Among them is being charged for functions he needs to meet insurance and government regulations.
It’s a lesson learned – and something he said he’ll know to ask about next time he selects a new EHR.
Not all EHRs or vendors offer the same features and services, nor does each EHR work well for every practice, so health IT experts said physicians need a good list of screening questions as they make their selection.
HealthIT.gov offers an extensive list of factors to consider when contracting with a new EHR vendor
. In addition, several healthcare leaders offered their top questions to ask:
• Is the system 2015 certified?
EHRs that are 2015-certified will meet quality reporting requirements are essential for participating in the Merit-based Incentive Payment System (MIPS) and Advanced Alternative Payment Models (APM) payment tracks under Medicare reimbursement reform. But Steven E. Waldren
, MD, director of the American Academy of Family Physicians’ Center for Health IT, said physicians should also ask “How would I, as a client of yours, be able to fulfill the requirements of and be successful under MIPS?” and “Can you show me how your system will actually work under MIPS?” He said these require vendors to detail how responsive and intuitive their EHRs will be under the new requirements.
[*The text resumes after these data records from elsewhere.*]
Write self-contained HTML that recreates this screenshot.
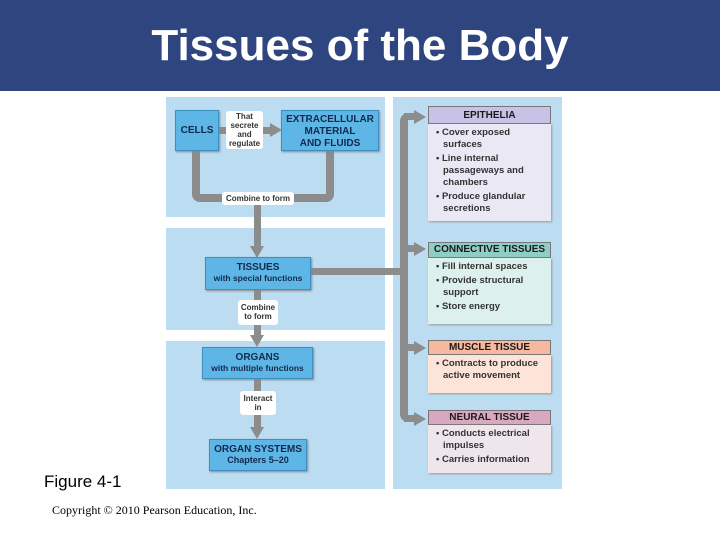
<!DOCTYPE html>
<html><head><style>
body{margin:0;width:720px;height:540px;background:#fff;position:relative;overflow:hidden;font-family:"Liberation Sans",sans-serif}
div{position:absolute;box-sizing:border-box}
.p{background:#bcdcf2}
.b{background:#5db6e6;border:1px solid #3d8fc0;box-shadow:1px 1px 2px #888;text-align:center;font-weight:bold;color:#13294b;font-size:10px;line-height:11px}
.l{background:#fff;border-radius:3px;text-align:center;font-weight:bold;color:#333;font-size:8px;line-height:9px}
.g{background:#8c8c8c}
.h{text-align:center;font-weight:bold;font-size:10px;color:#1a1a1a;border:1px solid #777;line-height:15px}
.bd{font-weight:bold;font-size:9.5px;color:#333;line-height:12px;padding:3px 3px 0 8px;box-shadow:1px 1px 2px #999}
.bd p{margin:0 0 2px 0;padding-left:7px;text-indent:-7px}
.ar{width:0;height:0;border-top:7px solid transparent;border-bottom:7px solid transparent;border-left:12px solid #8c8c8c}
.ad{width:0;height:0;border-left:7px solid transparent;border-right:7px solid transparent;border-top:12px solid #8c8c8c}
</style></head><body>
<div style="left:0;top:0;width:720px;height:91px;background:#2e4580"></div>
<div style="left:0;top:22px;width:720px;text-align:center;color:#fff;font-size:44px;font-weight:bold;line-height:48px">Tissues of the Body</div>

<div class="p" style="left:166px;top:97px;width:219px;height:120px"></div>
<div class="p" style="left:166px;top:228px;width:219px;height:102px"></div>
<div class="p" style="left:166px;top:341px;width:219px;height:148px"></div>
<div class="p" style="left:393px;top:97px;width:169px;height:392px"></div>

<div class="g" style="left:218px;top:127px;width:55px;height:7px"></div>
<div class="ar" style="left:270px;top:123px"></div>
<div class="g" style="left:192px;top:150px;width:8px;height:52px;border-bottom-left-radius:8px"></div>
<div class="g" style="left:192px;top:194px;width:142px;height:8px;border-radius:0 0 8px 8px"></div>
<div class="g" style="left:326px;top:150px;width:8px;height:52px;border-bottom-right-radius:8px"></div>
<div class="g" style="left:254px;top:200px;width:7px;height:48px"></div>
<div class="ad" style="left:250px;top:246px"></div>
<div class="g" style="left:254px;top:290px;width:7px;height:46px"></div>
<div class="ad" style="left:250px;top:335px"></div>
<div class="g" style="left:254px;top:379px;width:7px;height:50px"></div>
<div class="ad" style="left:250px;top:427px"></div>
<div class="g" style="left:311px;top:268px;width:95px;height:7px"></div>

<div class="g" style="left:400px;top:113px;width:8px;height:309px;border-radius:8px 0 0 8px"></div>
<div class="g" style="left:404px;top:113px;width:12px;height:7px"></div><div class="ar" style="left:414px;top:110px"></div>
<div class="g" style="left:404px;top:245px;width:12px;height:7px"></div><div class="ar" style="left:414px;top:242px"></div>
<div class="g" style="left:404px;top:344px;width:12px;height:7px"></div><div class="ar" style="left:414px;top:341px"></div>
<div class="g" style="left:404px;top:415px;width:12px;height:7px"></div><div class="ar" style="left:414px;top:412px"></div>

<div class="b" style="left:175px;top:110px;width:44px;height:41px;line-height:39px">CELLS</div>
<div class="l" style="left:226px;top:111px;width:37px;height:38px;padding-top:1px">That<br>secrete<br>and<br>regulate</div>
<div class="b" style="left:281px;top:110px;width:98px;height:41px;padding-top:3px;line-height:12px">EXTRACELLULAR<br>MATERIAL<br>AND FLUIDS</div>
<div class="l" style="left:222px;top:192px;width:72px;height:13px;line-height:13px">Combine to form</div>
<div class="b" style="left:205px;top:257px;width:106px;height:33px;padding-top:4px">TISSUES<br><span style="font-size:8.5px">with special functions</span></div>
<div class="l" style="left:238px;top:300px;width:40px;height:25px;padding-top:3px">Combine<br>to form</div>
<div class="b" style="left:202px;top:347px;width:111px;height:32px;padding-top:4px">ORGANS<br><span style="font-size:8.5px">with multiple functions</span></div>
<div class="l" style="left:240px;top:391px;width:36px;height:24px;padding-top:3px">Interact<br>in</div>
<div class="b" style="left:209px;top:439px;width:98px;height:32px;padding-top:4px">ORGAN SYSTEMS<br><span style="font-size:9px">Chapters 5–20</span></div>

<div class="h" style="left:428px;top:106px;width:123px;height:18px;background:#c8c2e6;line-height:17px">EPITHELIA</div>
<div class="bd" style="left:428px;top:124px;width:123px;height:97px;background:#ebe8f6"><p>• Cover exposed surfaces</p><p>• Line internal passageways and chambers</p><p>• Produce glandular secretions</p></div>
<div class="h" style="left:428px;top:242px;width:123px;height:16px;background:#8fcec4;line-height:14px">CONNECTIVE TISSUES</div>
<div class="bd" style="left:428px;top:258px;width:123px;height:66px;background:#dcf1ee"><p>• Fill internal spaces</p><p>• Provide structural support</p><p>• Store energy</p></div>
<div class="h" style="left:428px;top:340px;width:123px;height:15px;background:#f6b89e;line-height:13px">MUSCLE TISSUE</div>
<div class="bd" style="left:428px;top:355px;width:123px;height:38px;background:#fce4d9"><p>• Contracts to produce active movement</p></div>
<div class="h" style="left:428px;top:410px;width:123px;height:15px;background:#d9a8c0;line-height:13px">NEURAL TISSUE</div>
<div class="bd" style="left:428px;top:425px;width:123px;height:48px;background:#efe6ec"><p>• Conducts electrical impulses</p><p>• Carries information</p></div>

<div style="left:44px;top:472px;font-size:17px;color:#000">Figure 4-1</div>
<div style="left:52px;top:503px;font-family:'Liberation Serif',serif;font-size:12px;color:#000">Copyright © 2010 Pearson Education, Inc.</div>
</body></html>
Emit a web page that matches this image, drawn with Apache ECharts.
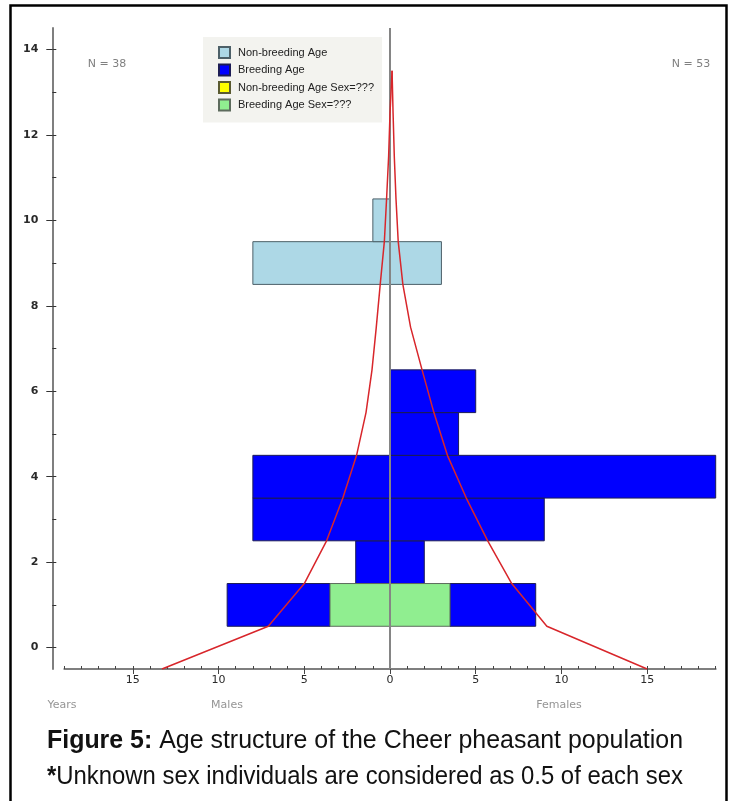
<!DOCTYPE html>
<html><head><meta charset="utf-8">
<script src="https://cdn.jsdelivr.net/npm/echarts@6/dist/echarts.min.js"></script>
<style>html,body{margin:0;padding:0;background:#fff}#c{width:730px;height:801px}</style>
</head><body><div id="c"></div>
<script>
// ---------------- data ----------------
const breedingAges = [1, 2, 3, 4, 5, 6];
const breedingMales = [6, 2, 8, 8, 0, 0];
const breedingFemales = [5, 2, 9, 19, 4, 5];
const breedingUnknownSex = [7, 0, 0, 0, 0, 0];      // counted as 0.5 of each sex
const nonBreedingAges = [9, 10];
const nonBreedingMales = [8, 1];
const nonBreedingFemales = [3, 0];
const nonBreedingUnknownSex = [0, 0];

const curveAges = [-0.5, 0.5, 1.5, 2.5, 3.5, 4.5, 5.5, 6.5, 7.5, 8.5, 9.5, 10.5, 11.5, 12.5, 13.5];
const maleCurve = [-13.3, -7.1, -5.0, -3.7, -2.75, -1.95, -1.4, -1.05, -0.8, -0.57, -0.33, -0.2, -0.08, 0.0, 0.12];
const femaleCurve = [15.0, 9.15, 7.1, 5.7, 4.45, 3.35, 2.56, 1.87, 1.2, 0.75, 0.48, 0.35, 0.25, 0.18, 0.12];

const xMajorTicks = [-15, -10, -5, 0, 5, 10, 15];
const xMinorTicks = [-19, -18, -17, -16, -15, -14, -13, -12, -11, -10, -9, -8, -7, -6, -5, -4, -3, -2, -1, 0,
  1, 2, 3, 4, 5, 6, 7, 8, 9, 10, 11, 12, 13, 14, 15, 16, 17, 18, 19];
const yMajorTicks = [0, 2, 4, 6, 8, 10, 12, 14];
const yAllTicks = [0, 1, 2, 3, 4, 5, 6, 7, 8, 9, 10, 11, 12, 13, 14];
const nMales = 38, nFemales = 53;
const seriesNames = ['Non-breeding Age', 'Breeding Age', 'Non-breeding Age Sex=???', 'Breeding Age Sex=???'];
const captionTitle = 'Figure 5:';
const captionLine1 = ' Age structure of the Cheer pheasant population';
const captionStar = '*';
const captionLine2 = 'Unknown sex individuals are considered as 0.5 of each sex';

// ---------------- build segments ----------------
function knownSegments(ages, males, females, unknown) {
  const out = [];
  ages.forEach((a, i) => {
    const h = unknown[i] / 2;
    if (males[i] > 0) out.push([a, -h, -(h + males[i])]);
    if (females[i] > 0) out.push([a, h, h + females[i]]);
  });
  return out;
}
function unknownSegments(ages, unknown) {
  const out = [];
  ages.forEach((a, i) => {
    const h = unknown[i] / 2;
    if (h > 0) { out.push([a, 0, -h]); out.push([a, 0, h]); }
  });
  return out;
}

function renderBar(params, api) {
  const age = api.value(0), x0 = api.value(1), x1 = api.value(2);
  const p = api.coord([x0, age + 0.5]);
  const q = api.coord([x1, age - 0.5]);
  const cs = params.coordSys;
  const rect = echarts.graphic.clipRectByRect(
    { x: Math.min(p[0], q[0]), y: Math.min(p[1], q[1]), width: Math.abs(q[0] - p[0]), height: Math.abs(q[1] - p[1]) },
    { x: cs.x, y: cs.y, width: cs.width, height: cs.height });
  if (!rect) return null;
  const st = api.style();
  return { type: 'rect', shape: rect, style: { fill: st.fill, stroke: st.stroke, lineWidth: 1 } };
}

function barSeries(name, data, color, border) {
  return {
    name, type: 'custom', renderItem: renderBar, data,
    encode: { x: [1, 2], y: 0 }, z: 2, silent: true,
    itemStyle: { color, borderColor: border, borderWidth: 1 }
  };
}

// ---------------- caption sizing ----------------
const capFamily = "'Liberation Sans Narrow', 'Liberation Sans', Arial, sans-serif";
const capSize = 25;
const mctx = document.createElement('canvas').getContext('2d');
function tw(t, bold) { mctx.font = (bold ? 'bold ' : '') + capSize + 'px ' + capFamily; return mctx.measureText(t).width; }
const capTarget = 636;
const s1 = capTarget / (tw(captionTitle, true) + tw(captionLine1, false));
const s2 = capTarget / (tw(captionStar, true) + tw(captionLine2, false));

const axisGray = '#7f7f7f';
const lblFont = { fontFamily: 'DejaVu Sans', fontSize: 11, color: '#2a2a2a' };

const chart = echarts.init(document.getElementById('c'), null, { renderer: 'canvas' });
chart.setOption({
  animation: false,
  backgroundColor: '#ffffff',
  grid: { left: 64.3, right: 14.3, top: 28, bottom: 132 },
  legend: {
    data: seriesNames, orient: 'vertical', left: 203, top: 37,
    itemWidth: 11, itemHeight: 11, itemGap: 4.5, icon: 'rect',
    padding: [9, 8, 11, 15], backgroundColor: '#f3f3ef', selectedMode: false,
    textStyle: { fontFamily: 'Liberation Sans', fontSize: 11, color: '#222', padding: [0, 0, 0, 3] }
  },
  xAxis: [{
    type: 'value', min: -19, max: 19, position: 'bottom',
    axisLine: { show: true, onZero: false, lineStyle: { color: axisGray, width: 2 } },
    axisTick: { show: true, customValues: xMajorTicks, length: 5, lineStyle: { color: '#444', width: 1 } },
    axisLabel: Object.assign({ customValues: xMajorTicks, margin: 6, formatter: v => String(Math.abs(v)) }, lblFont),
    splitLine: { show: false }
  }, {
    type: 'value', min: -19, max: 19, position: 'bottom',
    axisLine: { show: false, onZero: false },
    axisTick: { show: true, inside: true, customValues: xMinorTicks, length: 3, lineStyle: { color: '#444', width: 1 } },
    axisLabel: { show: false }, splitLine: { show: false }
  }],
  yAxis: [{
    type: 'value', min: -0.5, max: 14.5, position: 'left', offset: 12,
    axisLine: { show: true, onZero: false, lineStyle: { color: axisGray, width: 2 } },
    axisTick: { show: true, customValues: yMajorTicks, length: 6, lineStyle: { color: '#333', width: 1 } },
    axisLabel: Object.assign({ customValues: yMajorTicks, margin: 14, fontWeight: 'bold' }, lblFont),
    splitLine: { show: false }
  }, {
    type: 'value', min: -0.5, max: 14.5, position: 'left', offset: 12,
    axisLine: { show: false, onZero: false },
    axisTick: { show: true, inside: true, customValues: yAllTicks, length: 4, lineStyle: { color: '#333', width: 1 } },
    axisLabel: { show: false }, splitLine: { show: false }
  }],
  series: [
    barSeries(seriesNames[0], knownSegments(nonBreedingAges, nonBreedingMales, nonBreedingFemales, nonBreedingUnknownSex), '#add8e6', '#4d6068'),
    barSeries(seriesNames[1], knownSegments(breedingAges, breedingMales, breedingFemales, breedingUnknownSex), '#0000ff', '#1c1c55'),
    barSeries(seriesNames[2], unknownSegments(nonBreedingAges, nonBreedingUnknownSex), '#ffff00', '#5a5a30'),
    barSeries(seriesNames[3], unknownSegments(breedingAges, breedingUnknownSex), '#90ee90', '#5d6b5d'),
    {
      type: 'line', z: 3, silent: true, showSymbol: false,
      data: [[0, -0.5], [0, 14.5]],
      lineStyle: { color: '#858585', width: 2 }
    },
    {
      type: 'line', z: 4, silent: true, showSymbol: false,
      data: curveAges.map((a, i) => [maleCurve[i], a]),
      lineStyle: { color: '#d8262b', width: 1.5 }
    },
    {
      type: 'line', z: 4, silent: true, showSymbol: false,
      data: curveAges.map((a, i) => [femaleCurve[i], a]),
      lineStyle: { color: '#d8262b', width: 1.5 }
    }
  ],
  graphic: [
    { type: 'rect', silent: true, shape: { x: 10.5, y: 5.5, width: 716, height: 820 },
      style: { fill: 'none', stroke: '#000', lineWidth: 2.5 } },
    { type: 'text', x: 107, y: 64, silent: true,
      style: { text: 'N = ' + nMales, fontFamily: 'DejaVu Sans', fontSize: 11, fill: '#808080', align: 'center', verticalAlign: 'middle' } },
    { type: 'text', x: 691, y: 64, silent: true,
      style: { text: 'N = ' + nFemales, fontFamily: 'DejaVu Sans', fontSize: 11, fill: '#808080', align: 'center', verticalAlign: 'middle' } },
    { type: 'text', x: 62, y: 705, silent: true,
      style: { text: 'Years', fontFamily: 'DejaVu Sans', fontSize: 11, fill: '#959595', align: 'center', verticalAlign: 'middle' } },
    { type: 'text', x: 227, y: 705, silent: true,
      style: { text: 'Males', fontFamily: 'DejaVu Sans', fontSize: 11, fill: '#959595', align: 'center', verticalAlign: 'middle' } },
    { type: 'text', x: 559, y: 705, silent: true,
      style: { text: 'Females', fontFamily: 'DejaVu Sans', fontSize: 11, fill: '#959595', align: 'center', verticalAlign: 'middle' } },
    { type: 'text', x: 47, y: 741, scaleX: s1, silent: true,
      style: { text: '{b|' + captionTitle + '}' + captionLine1, fontFamily: capFamily, fontSize: capSize, fill: '#111',
        verticalAlign: 'middle', rich: { b: { fontWeight: 'bold', fontFamily: capFamily, fontSize: capSize, fill: '#111' } } } },
    { type: 'text', x: 47, y: 777, scaleX: s2, silent: true,
      style: { text: '{b|' + captionStar + '}' + captionLine2, fontFamily: capFamily, fontSize: capSize, fill: '#111',
        verticalAlign: 'middle', rich: { b: { fontWeight: 'bold', fontFamily: capFamily, fontSize: capSize, fill: '#111' } } } }
  ]
});
</script></body></html>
• How much customization have other customers needed?
Physicians need to know how well a system functions out of the box, or whether a system needs to be customized to each physician practice before it works well, Waldren said.
• Will you agree to payments based on milestones?
Software contracts often require payments on specific timelines, said Derek Kosiorek, CPEHR, CPHIT, principal consultant at the Medical Group Management Association Healthcare Consulting Group. He advocates for payments based on milestones of implementation instead. Key implementation points are the contract start, successful training of employees, successful testing and successful go-live. This payment structure creates better incentive to get the job done.
• What’s your response time?
Seek out great customer service that’s also delivered quickly. “My EHR gets back to me within five to 10 minutes. You want to have that responsiveness. I’ve heard about others where it takes days to respond,” Price said, adding that it’s wise to ask whether they charge fees for support calls, too. It’s also smart to ask about the vendor’s customer service hours, Kosiorek said.
Next: Three more questions that need to be asked
• What’s your company’s future?
Kosiorek said mergers and acquisitions among EHR vendors can leave physicians without support, so ask potential vendors how they can guarantee that the company and its products will exist in five years.
• Can I see the EHR in use?
Price has had colleagues visit his office to view how his EHR works in day-to-day practice. Such visits provide a more complete picture than a discussion with a sales rep or even a phone call with another physician, he said, as visiting physicians can see, for instance, how many clicks it takes to enter data and how well it integrates into specific workflow practices.
• What happens to the data when I change EHRs again?
This has become a sticking point for many physicians as they switch vendors, with some vendors charging large fees to transfer records into new systems and others facing problems making the data accessible in new systems. So ask vendors how they’ll handle the process, Waldren said, and consider having vendors use a third-party provider to escrow the data through the life of the EHR contract. That helps ensure that the data will remain available to the physician when he or she parts ways with the vendor.